I want to go back to the land of Freezy Freakies gloves, Chocolate Soup bags, Florence Eisemann dresses, bloomers, celery and carrot sticks in a bowl of water in the fridge, Cabbage Patch Kids and Princess Leia lunchboxes. I want to jump into our Chevy Caprice Classic station wagon on the “special seat” (really the armrest in the front row). I want leg warmers and Tre-torns, Haagen Daaz and Madonna.
Madonna! How can Madonna be 60 years old? Just yesterday I was eight years old myself and standing on the corner waiting for the school bus when my dad handed me a freshly printed TIME magazine with Madonna on the cover. My idol!
Come back, Summer! Come back!
Okay. My infantile attempts at regression aren’t getting me anywhere. I can’t go back to the ‘80s.
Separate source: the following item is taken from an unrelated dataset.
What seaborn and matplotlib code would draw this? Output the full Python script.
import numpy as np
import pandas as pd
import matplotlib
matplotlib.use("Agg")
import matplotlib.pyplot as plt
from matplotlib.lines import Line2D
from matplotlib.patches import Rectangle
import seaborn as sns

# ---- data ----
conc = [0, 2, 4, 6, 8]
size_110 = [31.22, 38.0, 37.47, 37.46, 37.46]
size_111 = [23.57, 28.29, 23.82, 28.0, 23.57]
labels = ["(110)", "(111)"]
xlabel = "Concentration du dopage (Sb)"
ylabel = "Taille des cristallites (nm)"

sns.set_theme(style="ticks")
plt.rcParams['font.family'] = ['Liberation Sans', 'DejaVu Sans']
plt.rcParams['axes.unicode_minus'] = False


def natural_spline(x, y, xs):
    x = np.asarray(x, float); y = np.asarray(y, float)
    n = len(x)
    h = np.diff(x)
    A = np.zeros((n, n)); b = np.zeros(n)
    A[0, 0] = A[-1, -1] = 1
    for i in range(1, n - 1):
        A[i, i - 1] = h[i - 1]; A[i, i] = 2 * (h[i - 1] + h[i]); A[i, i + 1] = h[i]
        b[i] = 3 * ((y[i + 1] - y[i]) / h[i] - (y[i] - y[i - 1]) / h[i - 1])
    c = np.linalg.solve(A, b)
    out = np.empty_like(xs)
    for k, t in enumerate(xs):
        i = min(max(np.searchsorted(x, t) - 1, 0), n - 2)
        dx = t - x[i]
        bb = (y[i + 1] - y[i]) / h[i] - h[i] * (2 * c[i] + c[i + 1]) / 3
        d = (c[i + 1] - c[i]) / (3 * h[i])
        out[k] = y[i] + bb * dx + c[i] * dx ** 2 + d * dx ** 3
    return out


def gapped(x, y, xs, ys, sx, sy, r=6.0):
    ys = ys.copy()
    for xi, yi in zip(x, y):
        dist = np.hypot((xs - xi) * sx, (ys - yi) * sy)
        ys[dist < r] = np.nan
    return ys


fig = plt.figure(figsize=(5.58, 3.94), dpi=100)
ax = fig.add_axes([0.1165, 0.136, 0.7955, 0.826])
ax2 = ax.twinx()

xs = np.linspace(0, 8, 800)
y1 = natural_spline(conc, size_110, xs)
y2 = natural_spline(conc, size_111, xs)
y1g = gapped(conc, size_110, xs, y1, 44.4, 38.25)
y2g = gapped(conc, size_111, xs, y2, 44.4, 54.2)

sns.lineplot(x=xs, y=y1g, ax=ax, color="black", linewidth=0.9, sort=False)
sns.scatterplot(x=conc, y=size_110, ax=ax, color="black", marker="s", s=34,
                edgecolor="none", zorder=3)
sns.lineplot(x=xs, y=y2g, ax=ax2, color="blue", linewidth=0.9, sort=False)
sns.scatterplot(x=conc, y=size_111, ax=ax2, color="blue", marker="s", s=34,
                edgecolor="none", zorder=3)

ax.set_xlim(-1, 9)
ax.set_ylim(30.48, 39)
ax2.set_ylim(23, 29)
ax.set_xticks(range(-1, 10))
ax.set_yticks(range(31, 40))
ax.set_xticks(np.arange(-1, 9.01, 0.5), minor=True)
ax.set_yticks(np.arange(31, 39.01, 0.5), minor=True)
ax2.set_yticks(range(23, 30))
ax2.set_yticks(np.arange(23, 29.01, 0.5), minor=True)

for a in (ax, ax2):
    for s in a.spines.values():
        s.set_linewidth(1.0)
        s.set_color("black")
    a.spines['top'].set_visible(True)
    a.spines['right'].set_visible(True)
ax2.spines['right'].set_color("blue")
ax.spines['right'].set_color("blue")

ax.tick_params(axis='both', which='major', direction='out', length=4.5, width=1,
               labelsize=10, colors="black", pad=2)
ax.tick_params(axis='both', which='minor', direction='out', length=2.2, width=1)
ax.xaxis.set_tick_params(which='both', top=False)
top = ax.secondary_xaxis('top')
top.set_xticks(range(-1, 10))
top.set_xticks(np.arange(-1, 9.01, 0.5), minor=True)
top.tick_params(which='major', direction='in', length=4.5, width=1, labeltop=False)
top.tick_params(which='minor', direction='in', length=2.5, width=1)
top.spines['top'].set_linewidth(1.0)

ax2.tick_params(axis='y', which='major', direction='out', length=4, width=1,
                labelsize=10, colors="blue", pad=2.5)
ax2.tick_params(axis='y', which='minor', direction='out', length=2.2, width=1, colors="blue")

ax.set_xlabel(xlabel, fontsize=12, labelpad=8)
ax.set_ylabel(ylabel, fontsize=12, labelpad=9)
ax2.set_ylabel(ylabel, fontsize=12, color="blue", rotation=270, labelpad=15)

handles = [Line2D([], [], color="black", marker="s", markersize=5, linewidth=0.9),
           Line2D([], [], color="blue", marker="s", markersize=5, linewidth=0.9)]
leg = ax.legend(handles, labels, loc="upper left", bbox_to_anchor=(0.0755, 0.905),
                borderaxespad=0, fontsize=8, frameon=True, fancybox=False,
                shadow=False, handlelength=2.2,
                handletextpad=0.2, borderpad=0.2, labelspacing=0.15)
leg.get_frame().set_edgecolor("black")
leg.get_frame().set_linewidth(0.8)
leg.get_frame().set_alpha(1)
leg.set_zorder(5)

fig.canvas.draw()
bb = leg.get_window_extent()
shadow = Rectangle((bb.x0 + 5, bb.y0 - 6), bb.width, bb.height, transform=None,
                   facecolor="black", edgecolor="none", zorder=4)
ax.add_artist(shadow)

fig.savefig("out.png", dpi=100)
I can’t even go back to July. I have to brave the hit of the September crazies head on. I feel like I’m in one of those warrior movies, riding a horse, feeling pretty good about my little army behind me, until suddenly I crest over a hill and see 8,000 warriors pointing arrows right at me. That is September today for a mom.
So I’m putting up my shield with the family crest on it. I’m screaming “AHHH” and charging right at them. If I’m going to fall, I’m not going to do so without trying. And who knows? Maybe this time, I’ll be victorious like Mel Gibson and somehow, against all odds, conquer my opponents. I’m hoping.
Until then, I’m putting on some “Little House on the Prairie” and “Family Ties” and hoping I can just get to October.
Oh God, October is coming soon. Halloween costumes, anyone?